Now that my
room is ready; books are inventoried and on the shelf; bulletin boards await
student work samples; my teacher page is set up and ready to go; my first week’s
lesson plans are completed; and most of the copies needed for the first day are
made, I have time to sit and worry about whether or not I am ready. Have I prepared enough over the summer? Are the
professional materials I read enough to re-stock my “teacher toolbox” for this
year? Are there materials I should have gotten to and didn’t? Should my
department have met more over the summer than we did? Did I take enough classes
and attend enough trainings over the summer? How can I incorporate the new ideas
I have gleaned from professional resources and other teachers into my
classroom? Will I be able to challenge my gifted students and have time to care
for the needs of the students who need a little extra help in a class of 35+ in
a 50 minute period? How can I infect all of my students with a love of reading
and a desire to become and remain voracious readers? Will I be able to instill in them a love of learning for the sake of learning?
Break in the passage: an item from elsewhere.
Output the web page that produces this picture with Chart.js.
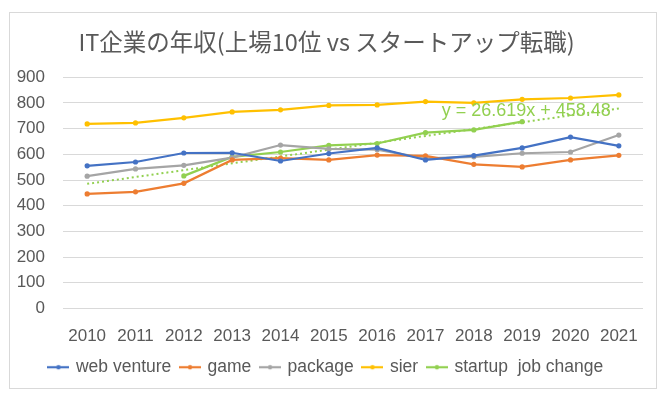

Will I be able to make a
personal connection with every
student, a connection which is so vital to helping them learn and become the
best they can be?
Whew! Now
my head hurts and I want to curl up under my desk, suck my thumb, and hide. Perhaps
no one will notice.
Okay, not
an option. I have to trust in my experience, my training, my love of each and
every one of those kidlets I haven’t met yet, put on my big girl pants, and
crawl out from under the desk. I have done my best to prepare and I am ready to
meet another year’s challenges. There will be ups and downs. Words I will wish
I had said and words I will wish I hadn’t. Students I will feel I reached and
some I may never know I impacted in any way.
This year will
pass like the twelve before and another group of kids will worm their way into
my heart just like the ones before them did. I’ll cry a little at the end of
the year, take a deep breath, and prepare to do it all over again the next year;
because that’s what makes teaching a truly special calling, grueling and for
the most part thankless, but special nonetheless.